I grab Maysie and Hayley before they can disappear. Although a lot older than Ashlee and Nia were, they reminded me of them when they first came to us. Both so timid: a raised voice would send them into hiding and they’d go rigid every time you tried to hug them. But they’ve come so far and I’m ecstatic that we were able to adopt them.

I once asked Mum if she and Dad had ever considered adopting Nia and Ashlee. She replied that they had wanted to, very much, and would have adopted Ashlee in a heartbeat if the situation with Nia hadn’t worked out. But ultimately, they knew that it was the teenagers who were more critically in need of loving, caring placements. By giving up a room to Ashlee and Nia, she wouldn’t have been able to help Dani, Emma, Nikita, Catherine, Tisha, to name but a few.

It’s been about twenty-five years since Ashlee and Nia left us, but I still look for their faces in strangers on the street and hope we might see them again one day.
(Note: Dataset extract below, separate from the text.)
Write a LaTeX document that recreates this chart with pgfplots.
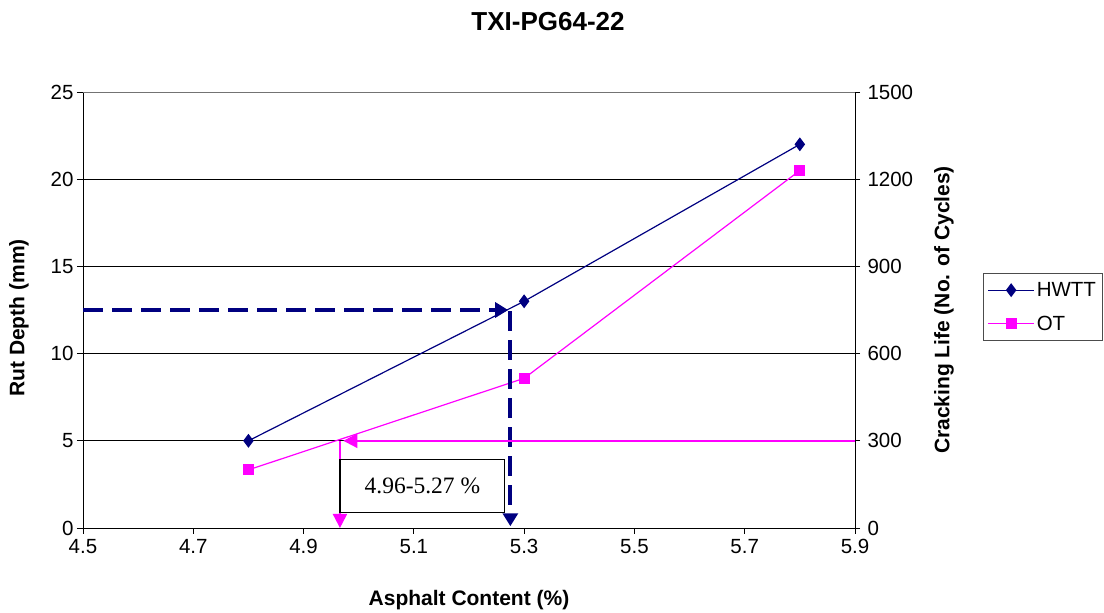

Occasionally I daydream about them coming back to say thank you to the woman who went out of her way to keep them together.

Hayley and Maisie look up at me expectantly.

‘Go get Nanna, would you?’ I say. ‘She’s going to miss out on cake.’

They run across the courtyard, calling her name. She comes out of the door, her dear old face lit with love as she scoops them up in her warm embrace.